2020 Bonny Doon ''Vin Gris de Cigare'' Rosé, Central Coast, California, USA
Notes of wild strawberry, peach, guava and rhubarb with very discreet aromas of white pepper.
ABOUT THIS WINE:
The Grenache came in large part from bespoke sections of the Alta Loma Vineyard, a cool climate site in the Arroyo Seco region of Monterey County that gives grapes with a distinctive black currant character. A substantial percentage of the wine is composed of the elegant Grenache Blanc variety, adding a lovely richness and foundation to the wine. The Cinsaut,... ah, a delicate cherry top note. They also employed the practice of post-fermentation bâtonnage—the stirring or re-suspension of yeast lees—to give the wine a certain creaminess of texture.
ABOUT THIS PRODUCER:
While Bonny Doon Vineyard began with the (in retrospect) foolish attempt to replicate Burgundy in California, Randall Grahm realized early on that he would have far more success creating more distinctive and original wines working with Rhône varieties in the Central Coast of California. The key learning here (achieved somewhat accidentally but fortuitously) was that in a warm, Mediterranean climate, it is usually blended wines that are most successful. In 1986 Bonny Doon Vineyard released the inaugural vintage (1984) of Le Cigare Volant, an homage to Châteauneuf-du-Pape, and this continues as the winery’s flagship/starship brand.
Since then, Bonny Doon Vineyard has enjoyed a long history of innovation – the first to truly popularize Rhône grapes in California, to successfully work with cryo-extraction for sundry “Vins de Glacière, the first to utilize microbullage in California, the first to popularize screwcaps for premium wines, and, quite significantly, the first to embrace true transparency in labeling with its ingredient labeling initiative. The upside of all of this activity has brought an extraordinary amount of creativity and research to the California wine scene; the doon-side, as it were, was perhaps an ever so slight inability to focus, to settle doon, if you will, into a single, coherent direction.

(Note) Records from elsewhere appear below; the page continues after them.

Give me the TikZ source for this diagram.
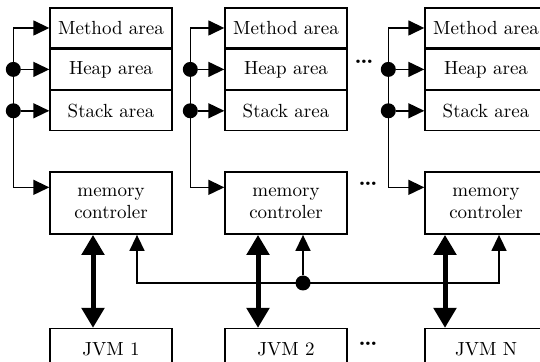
\documentclass[tikz,border=0pt]{standalone}
\usetikzlibrary{positioning,calc,arrows.meta}
\begin{document}
\begin{tikzpicture}[x=0.5pt, y=-0.5pt, font=\fontsize{9.5pt}{11pt}\selectfont,
  area/.style = {draw, line width=0.7pt, minimum width=61pt, minimum height=20pt, inner sep=0pt},
  ctrl/.style = {area, minimum height=31pt, align=center},
  jvm/.style = {area, minimum height=20.5pt},
  bus/.style = {line width=0.75pt, -{Triangle[length=8pt,width=7.5pt]}},
  link/.style = {line width=2.5pt, {Triangle[length=10pt,width=11pt]}-{Triangle[length=10pt,width=11pt]}},
  dot/.style = {circle, fill, inner sep=0pt, minimum size=7.5pt},
  etc/.style = {font=\large\bfseries}]
\clip (0,0) rectangle (540,362);
% memory areas
\node[area] (m1) at (111,28) {Method area};
\node[area] (h1) [below=0pt of m1] {Heap area};
\node[area] (s1) [below=0pt of h1] {Stack area};
\node[area] (m2) at (286,28) {Method area};
\node[area] (h2) [below=0pt of m2] {Heap area};
\node[area] (s2) [below=0pt of h2] {Stack area};
\node[area] (m3) at (486,28) {Method area};
\node[area] (h3) [below=0pt of m3] {Heap area};
\node[area] (s3) [below=0pt of h3] {Stack area};
% controllers and JVMs
\node[ctrl] (c1) [below=20pt of s1] {memory\\controler};
\node[ctrl] (c2) [below=20pt of s2] {memory\\controler};
\node[ctrl] (c3) [below=20pt of s3] {memory\\controler};
\node[jvm] (j1) [below=46.5pt of c1] {JVM 1};
\node[jvm] (j2) [below=46.5pt of c2] {JVM 2};
\node[jvm] (j3) [below=46.5pt of c3] {JVM N};
\node[etc] (e1) at (364,62) {\dots};
\node[etc] (e2) at (368,184) {\dots};
\node[etc] (e3) at (368,344) {\dots};
% buses to the areas
\coordinate (b1) at ([xshift=-18pt]m1.west);
\coordinate (b2) at ([xshift=-17pt]m2.west);
\coordinate (b3) at ([xshift=-18pt]m3.west);
\draw[bus] (b1) |- ($(c1.north west)!0.25!(c1.south west)$);
\draw[bus] (b2) |- ($(c2.north west)!0.25!(c2.south west)$);
\draw[bus] (b3) |- ($(c3.north west)!0.25!(c3.south west)$);
\draw[bus] (b1) -- (m1.west);
\draw[bus] (b2) -- (m2.west);
\draw[bus] (b3) -- (m3.west);
\node[dot] (d1h) at (b1 |- h1.west) {};
\node[dot] (d1s) at (b1 |- s1.west) {};
\node[dot] (d2h) at (b2 |- h2.west) {};
\node[dot] (d2s) at (b2 |- s2.west) {};
\node[dot] (d3h) at (b3 |- h3.west) {};
\node[dot] (d3s) at (b3 |- s3.west) {};
\draw[bus] (d1h) -- (h1.west);
\draw[bus] (d1s) -- (s1.west);
\draw[bus] (d2h) -- (h2.west);
\draw[bus] (d2s) -- (s2.west);
\draw[bus] (d3h) -- (h3.west);
\draw[bus] (d3s) -- (s3.west);
% controller to JVM
\draw[link] ([xshift=-9pt]c1.south) -- ([xshift=-9pt]j1.north);
\draw[link] ([xshift=-14pt]c2.south) -- ([xshift=-14pt]j2.north);
\draw[link] ([xshift=-20.5pt]c3.south) -- ([xshift=-20.5pt]j3.north);
% feedback line
\coordinate (r) at (0,283);
\coordinate (f1) at ([xshift=13pt]c1.south);
\coordinate (f2) at ([xshift=8.5pt]c2.south);
\coordinate (f3) at ([xshift=6.5pt]c3.south);
\draw[line width=0.75pt, {Triangle[length=8pt,width=7.5pt]}-{Triangle[length=8pt,width=7.5pt]}] (f1) |- (f3 |- r) -- (f3);
\node[dot] (d2) at (f2 |- r) {};
\draw[bus] (d2) -- (f2);
\end{tikzpicture}
\end{document}
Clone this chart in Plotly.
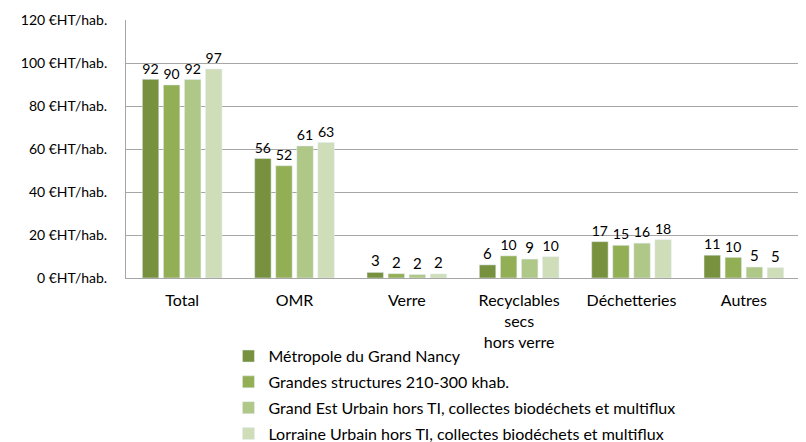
import plotly.graph_objects as go

categories = ["Total", "OMR", "Verre", "Recyclables<br>secs<br>hors verre", "Déchetteries", "Autres"]
series_names = [
    "Métropole du Grand Nancy",
    "Grandes structures 210-300 khab.",
    "Grand Est Urbain hors TI, collectes biodéchets et multiflux",
    "Lorraine Urbain hors TI, collectes biodéchets et multiflux",
]
metropole = [92.4, 55.6, 2.6, 6.1, 16.9, 10.6]
grandes = [89.8, 52.2, 2.0, 10.3, 15.2, 9.6]
grand_est = [92.3, 61.4, 1.6, 8.8, 16.2, 5.1]
lorraine = [97.2, 63.0, 1.9, 9.9, 17.8, 4.8]
series_values = [metropole, grandes, grand_est, lorraine]
colors = ["#77913F", "#93AF55", "#AFC787", "#CFDDB8"]
tick_vals = [0, 20, 40, 60, 80, 100, 120]
tick_text = [f"{v} €HT/hab." for v in tick_vals]

FONT = "Lato"
fig = go.Figure()
for name, vals, col in zip(series_names, series_values, colors):
    fig.add_trace(go.Bar(
        x=categories, y=vals, name=name, marker_color=col,
        text=[f"{v:.0f}" for v in vals], textposition="outside",
        textfont=dict(size=15, color="#000000", family=FONT),
        cliponaxis=False, legendgroup=name,
    ))

# page body has an 8px default margin: figure is 8px smaller, offsets compensated
fig.update_layout(
    width=798, height=434,
    margin=dict(l=118, r=6, t=12, b=164, autoexpand=False),
    barmode="group", bargap=0.25, bargroupgap=0.22,
    plot_bgcolor="white", paper_bgcolor="white",
    font=dict(family=FONT, size=15, color="#000000"),
    showlegend=True,
    legend=dict(
        x=0.152, y=-0.237, xanchor="left", yanchor="top",
        orientation="v", traceorder="grouped", tracegroupgap=2,
        font=dict(size=16, family=FONT), itemwidth=30,
        bgcolor="rgba(0,0,0,0)",
    ),
)
fig.update_yaxes(
    range=[0, 120], tickvals=tick_vals, ticktext=tick_text,
    showgrid=True, gridcolor="#A6A6A6", gridwidth=1,
    showline=True, linecolor="#A6A6A6", linewidth=1,
    zeroline=False, ticks="", ticklabelstandoff=15,
    tickfont=dict(size=14, family=FONT),
)
fig.update_xaxes(
    showline=True, linecolor="#A6A6A6", linewidth=1,
    ticks="", ticklabelstandoff=8, tickfont=dict(size=16, family=FONT),
)
fig.write_html("out.html")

Since early 2004, Bonny Doon has adopted Biodynamic viticulture and biodynamic practices in as many of thge vineyards as practicable. (Biodynamic seems to work best when it is voluntarily adopted, not something that is taken up coercively.) Because they work with fairly esoteric grape varieties, it has not always been possible to find growers of these varieties who are equally passionate about Biodynamic practice. It has been an ongoing work to try to lead by example, and Bonny Doon is hopeful of eventually bringing 100% of their growers to the practice out of their own sincere interest. Bonny Doon believes this practice gives them the best opportunity to produce the most distinctive and interesting, and in a word, the most vibrant wines possible.